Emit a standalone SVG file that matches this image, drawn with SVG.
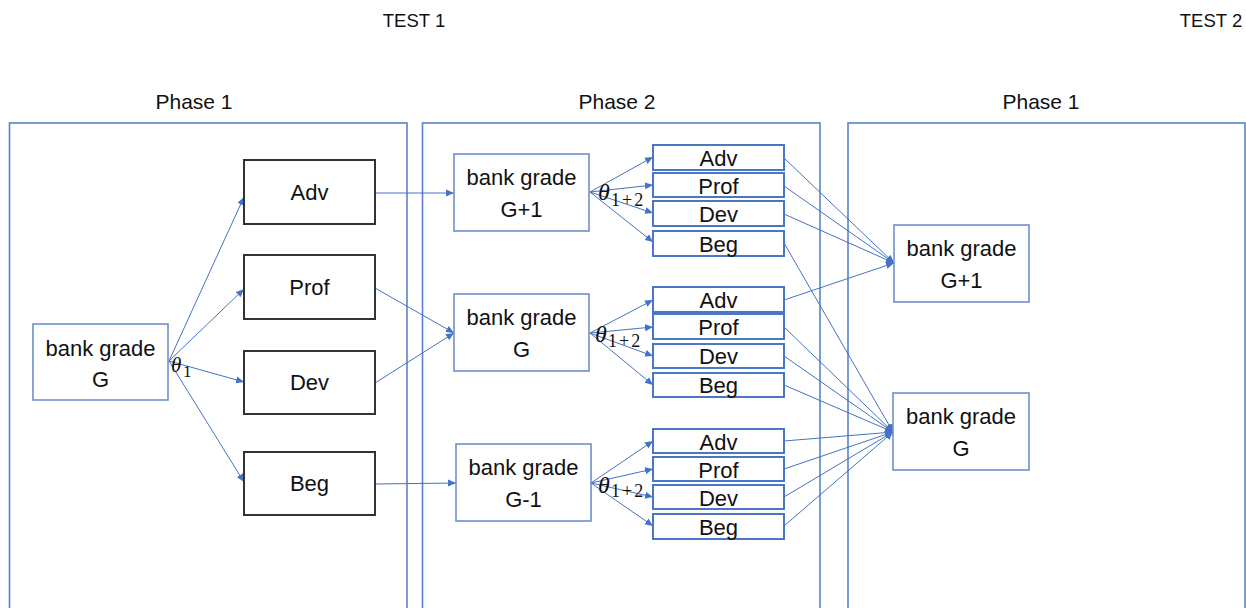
<svg xmlns="http://www.w3.org/2000/svg" width="1246" height="608" viewBox="0 0 1246 608">
<style>
text{font-family:"Liberation Sans",Arial,sans-serif;fill:#111;}
.lbl{font-size:22px;text-anchor:middle;}
.hdr{font-size:21px;text-anchor:middle;}
.test{font-size:18.5px;text-anchor:middle;}
.cont{fill:none;stroke:#5a82c8;stroke-width:1.6;}
.dark{fill:#fff;stroke:#333;stroke-width:2;}
.bank{fill:#fff;stroke:#6f8fcc;stroke-width:1.6;}
.small{fill:#fff;stroke:#4a76c6;stroke-width:2;}
.th{font-family:"Liberation Serif","DejaVu Serif",serif;font-style:italic;}
.sub{font-family:"Liberation Serif","DejaVu Serif",serif;}
.s12{font-size:18px;letter-spacing:2px;}
#connectors line{stroke:#4472c4;stroke-width:1;marker-end:url(#ah);}
</style>
<defs>
<marker id="ah" markerUnits="userSpaceOnUse" markerWidth="10" markerHeight="8" refX="8" refY="4" orient="auto">
<path d="M0,0.5 L8,4 L0,7.5 Z" fill="#4472c4"/>
</marker>
</defs>
<rect width="1246" height="608" fill="#fff"/>
<text class="test" x="414" y="27">TEST 1</text>
<text class="test" x="1211" y="27">TEST 2</text>
<g id="test1-phase1">
<rect class="cont" x="9.5" y="123" width="397.5" height="500"/>
<text class="hdr" x="194" y="109">Phase 1</text>
</g>
<g id="test1-phase2">
<rect class="cont" x="422.5" y="123" width="397.5" height="500"/>
<text class="hdr" x="617" y="109">Phase 2</text>
</g>
<g id="test2-phase1">
<rect class="cont" x="848" y="123" width="397" height="500"/>
<text class="hdr" x="1041" y="109">Phase 1</text>
</g>
<g id="connectors">
<line x1="169" y1="361" x2="244" y2="197"/>
<line x1="169" y1="361" x2="244" y2="289"/>
<line x1="169" y1="361" x2="244" y2="382"/>
<line x1="169" y1="361" x2="244" y2="482"/>
<line x1="375" y1="193" x2="454" y2="193"/>
<line x1="375" y1="288" x2="454" y2="333"/>
<line x1="375" y1="383" x2="454" y2="333"/>
<line x1="375" y1="484" x2="456" y2="483"/>
<line x1="590" y1="192" x2="653" y2="157"/>
<line x1="590" y1="192" x2="653" y2="185"/>
<line x1="590" y1="192" x2="653" y2="213"/>
<line x1="590" y1="192" x2="653" y2="242"/>
<line x1="590" y1="333" x2="653" y2="300"/>
<line x1="590" y1="333" x2="653" y2="327"/>
<line x1="590" y1="333" x2="653" y2="356"/>
<line x1="590" y1="333" x2="653" y2="385"/>
<line x1="591" y1="483" x2="653" y2="441"/>
<line x1="591" y1="483" x2="653" y2="469"/>
<line x1="591" y1="483" x2="653" y2="497"/>
<line x1="591" y1="483" x2="653" y2="526"/>
<line x1="784" y1="158" x2="894" y2="263"/>
<line x1="784" y1="186" x2="894" y2="263"/>
<line x1="784" y1="214" x2="894" y2="263"/>
<line x1="784" y1="300" x2="894" y2="263"/>
<line x1="784" y1="243" x2="893" y2="432"/>
<line x1="784" y1="327" x2="893" y2="432"/>
<line x1="784" y1="356" x2="893" y2="432"/>
<line x1="784" y1="385" x2="893" y2="432"/>
<line x1="784" y1="441" x2="893" y2="432"/>
<line x1="784" y1="469" x2="893" y2="432"/>
<line x1="784" y1="497" x2="893" y2="432"/>
<line x1="784" y1="526" x2="893" y2="432"/>
</g>
<g id="p1-bank-G">
<rect class="bank" x="33" y="324" width="135" height="76"/>
<text class="lbl" x="100.5" y="356">bank grade</text>
<text class="lbl" x="100.5" y="387">G</text>
</g>
<g id="theta1">
<text class="th" x="171" y="372" font-size="21">θ</text>
<text class="sub" x="183" y="377" font-size="17">1</text>
</g>
<g id="p1-adv"><rect class="dark" x="244" y="160" width="131" height="64"/><text class="lbl" x="309.5" y="200">Adv</text></g>
<g id="p1-prof"><rect class="dark" x="244" y="255" width="131" height="64"/><text class="lbl" x="309.5" y="295">Prof</text></g>
<g id="p1-dev"><rect class="dark" x="244" y="351" width="131" height="63"/><text class="lbl" x="309.5" y="390">Dev</text></g>
<g id="p1-beg"><rect class="dark" x="244" y="452" width="131" height="63"/><text class="lbl" x="309.5" y="491">Beg</text></g>

<g id="p2-bank-G1">
<rect class="bank" x="454" y="154" width="135" height="77"/>
<text class="lbl" x="521.5" y="185">bank grade</text>
<text class="lbl" x="521.5" y="217">G+1</text>
</g>
<g id="p2-bank-G">
<rect class="bank" x="454" y="294" width="135" height="77"/>
<text class="lbl" x="521.5" y="325">bank grade</text>
<text class="lbl" x="521.5" y="357">G</text>
</g>
<g id="p2-bank-Gm1">
<rect class="bank" x="456" y="444" width="135" height="77"/>
<text class="lbl" x="523.5" y="475">bank grade</text>
<text class="lbl" x="523.5" y="507">G-1</text>
</g>
<g id="theta12-a">
<text class="th" x="598" y="200" font-size="24">θ</text>
<text class="sub s12" x="611" y="206">1+2</text>
</g>
<g id="theta12-b">
<text class="th" x="595" y="342" font-size="24">θ</text>
<text class="sub s12" x="608" y="347">1+2</text>
</g>
<g id="theta12-c">
<text class="th" x="598" y="493" font-size="24">θ</text>
<text class="sub s12" x="611" y="497">1+2</text>
</g>

<g id="g1-adv"><rect class="small" x="653" y="145" width="131" height="25"/><text class="lbl" x="718.5" y="166">Adv</text></g>
<g id="g1-prof"><rect class="small" x="653" y="173" width="131" height="24"/><text class="lbl" x="718.5" y="194">Prof</text></g>
<g id="g1-dev"><rect class="small" x="653" y="201" width="131" height="25"/><text class="lbl" x="718.5" y="222">Dev</text></g>
<g id="g1-beg"><rect class="small" x="653" y="231" width="131" height="25"/><text class="lbl" x="718.5" y="252">Beg</text></g>

<g id="g0-adv"><rect class="small" x="653" y="287" width="131" height="25"/><text class="lbl" x="718.5" y="308">Adv</text></g>
<g id="g0-prof"><rect class="small" x="653" y="314" width="131" height="25"/><text class="lbl" x="718.5" y="335">Prof</text></g>
<g id="g0-dev"><rect class="small" x="653" y="344" width="131" height="24"/><text class="lbl" x="718.5" y="364">Dev</text></g>
<g id="g0-beg"><rect class="small" x="653" y="373" width="131" height="24"/><text class="lbl" x="718.5" y="393">Beg</text></g>

<g id="gm1-adv"><rect class="small" x="653" y="429" width="131" height="24"/><text class="lbl" x="718.5" y="450">Adv</text></g>
<g id="gm1-prof"><rect class="small" x="653" y="457" width="131" height="24"/><text class="lbl" x="718.5" y="478">Prof</text></g>
<g id="gm1-dev"><rect class="small" x="653" y="485" width="131" height="24"/><text class="lbl" x="718.5" y="506">Dev</text></g>
<g id="gm1-beg"><rect class="small" x="653" y="514" width="131" height="25"/><text class="lbl" x="718.5" y="535">Beg</text></g>

<g id="t2-bank-G1">
<rect class="bank" x="894" y="225" width="135" height="77"/>
<text class="lbl" x="961.5" y="256">bank grade</text>
<text class="lbl" x="961.5" y="288">G+1</text>
</g>
<g id="t2-bank-G">
<rect class="bank" x="893" y="393" width="136" height="77"/>
<text class="lbl" x="961" y="424">bank grade</text>
<text class="lbl" x="961" y="456">G</text>
</g>
</svg>
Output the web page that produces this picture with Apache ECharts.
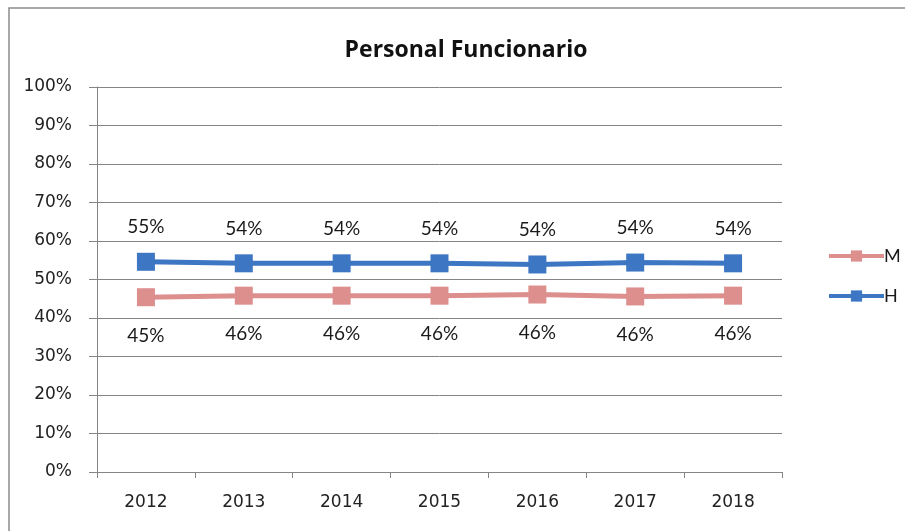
● ● ● ● ● ● ●
§ **WRITTEN PROBLEM**:
Using the listing above, return all lines where the word "that" occurs.

§ **CORRECT RESULT**:
Emit a standalone SVG file that matches this image, drawn with SVG.
Output the web page that produces this picture with Apache ECharts.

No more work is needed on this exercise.